Presidential candidate Sen. Amy Klobuchar argued in last month’s debate against these attractive promises.
“I’m not going to go for things just because they sound good on a bumper sticker and then throw in a free car,” she said.
If elected, can she govern? Here’s the record: Klobuchar passed more legislation than any other senator by the end of the 114th Congress in late 2016. As of Dec. 16, 2018, she had sponsored or co-sponsored 111 pieces of legislation that became law.
Joe Biden continues to lead other Democrats for the nomination. Former Time magazine editor Nancy Gibbs writes in the Washington Post that Biden’s slogan appears to be “Pick me and I’ll leave you alone while I fix stuff.”
That’s a nice way of saying let’s have competence over chaos.
Along with Klobuchar, another so-called second-tier candidate is Colorado Sen. Mike Bennet. Bennet is a former Denver school superintendent who grew enrollment, decreased dropout rates, and improved graduation rates and college enrollment.
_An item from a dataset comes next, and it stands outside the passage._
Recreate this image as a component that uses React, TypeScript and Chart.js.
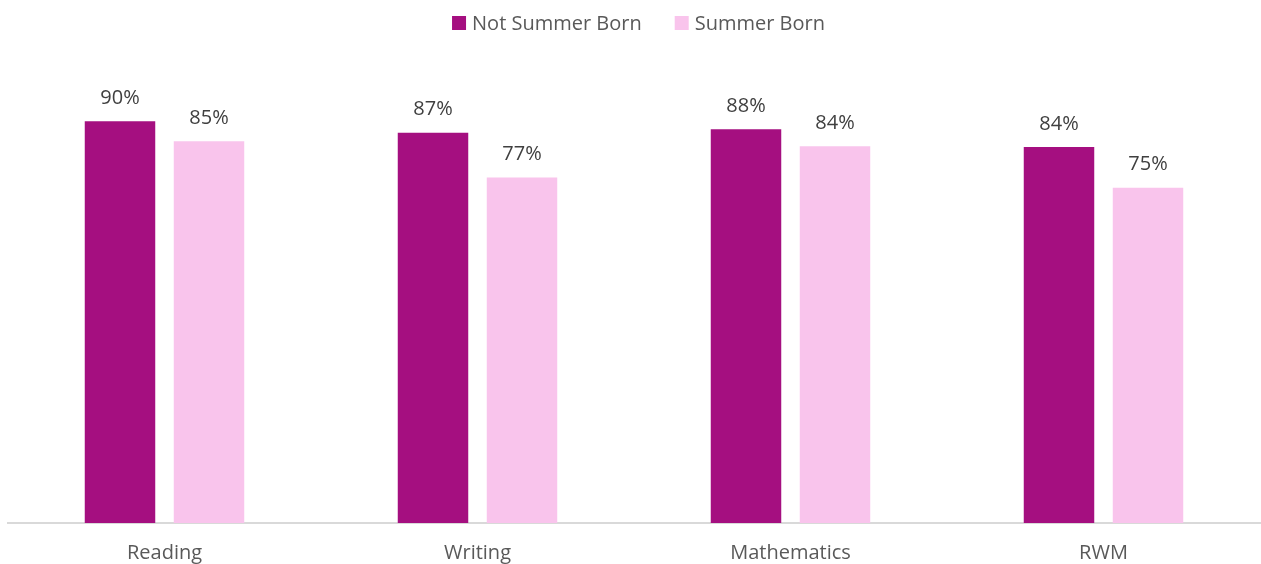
import React, { useEffect, useRef } from "react";
import { Chart, registerables } from "chart.js";

Chart.register(...registerables);

const categories = ["Reading", "Writing", "Mathematics", "RWM"];
const seriesNames = ["Not Summer Born", "Summer Born"];
const notSummerBorn = [89.8, 87.2, 88.0, 84.0];
const summerBorn = [85.3, 77.2, 84.2, 74.9];
const seriesColors = ["#a50f80", "#f9c4ec"];

const FONT = "'Open Sans', 'DejaVu Sans', sans-serif";

const valueLabels = {
  id: "valueLabels",
  afterDatasetsDraw(chart: any) {
    const ctx = chart.ctx;
    ctx.save();
    ctx.font = `20px ${FONT}`;
    ctx.fillStyle = "#404040";
    ctx.textAlign = "center";
    ctx.textBaseline = "alphabetic";
    chart.data.datasets.forEach((ds: any, i: number) => {
      const meta = chart.getDatasetMeta(i);
      meta.data.forEach((bar: any, j: number) => {
        const v = ds.data[j] as number;
        ctx.fillText(Math.round(v) + "%", bar.x, bar.y - 17.5);
      });
    });
    ctx.restore();
  },
};

const topLegend = {
  id: "topLegend",
  afterDraw(chart: any) {
    const ctx = chart.ctx;
    ctx.save();
    ctx.font = `20px ${FONT}`;
    ctx.textBaseline = "alphabetic";
    ctx.textAlign = "left";
    const box = 14;
    const gap = 6;
    const itemGap = 33;
    const items = chart.data.datasets.map((ds: any) => ({
      label: ds.label as string,
      color: ds.backgroundColor as string,
      w: ctx.measureText(ds.label).width,
    }));
    const total =
      items.reduce((s: number, it: any) => s + box + gap + it.w, 0) +
      itemGap * (items.length - 1);
    let x = (chart.width - total) / 2 + 8;
    items.forEach((it: any) => {
      ctx.fillStyle = it.color;
      ctx.fillRect(x, 16, box, box);
      x += box + gap;
      ctx.fillStyle = "#595959";
      ctx.fillText(it.label, x, 29.5);
      x += it.w + itemGap;
    });
    ctx.restore();
  },
};

export default function App() {
  const ref = useRef<HTMLCanvasElement | null>(null);

  useEffect(() => {
    if (!ref.current) return;
    const chart = new Chart(ref.current, {
      type: "bar",
      data: {
        labels: categories,
        datasets: [
          {
            label: seriesNames[0],
            data: notSummerBorn,
            backgroundColor: seriesColors[0],
            categoryPercentage: 0.5687,
            barPercentage: 0.792,
          },
          {
            label: seriesNames[1],
            data: summerBorn,
            backgroundColor: seriesColors[1],
            categoryPercentage: 0.5687,
            barPercentage: 0.792,
          },
        ],
      },
      options: {
        animation: false,
        responsive: true,
        maintainAspectRatio: false,
        layout: { padding: { top: 75.5, left: 8, right: 1, bottom: -19 } },
        plugins: {
          legend: { display: false },
          tooltip: { enabled: false },
        },
        scales: {
          x: {
            grid: { display: false, drawTicks: false },
            border: { display: true, color: "#d9d9d9", width: 2 },
            ticks: {
              color: "#595959",
              font: { family: FONT, size: 20 },
              padding: 18,
            },
          },
          y: {
            display: false,
            min: 0,
            max: 100,
          },
        },
      },
      plugins: [valueLabels, topLegend],
    });
    if ((document as any).fonts && (document as any).fonts.ready) {
      (document as any).fonts.ready.then(() => chart.update());
    }
    return () => chart.destroy();
  }, []);

  return (
    <div
      style={{
        position: "absolute",
        left: 0,
        top: 0,
        width: 1261,
        height: 564,
        background: "#ffffff",
      }}
    >
      <canvas ref={ref} />
    </div>
  );
}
Conservative columnist George Will credited him with “the most charming, the most adult campaign promise this season.”
“If you elect me president, I promise you won’t have to think about me for two weeks at a time,” Bennet said.
It’s not a great bumper sticker. But Bennet, along with Tester, Klobuchar and Biden, know that governing is not about red hats and red-meat slogans.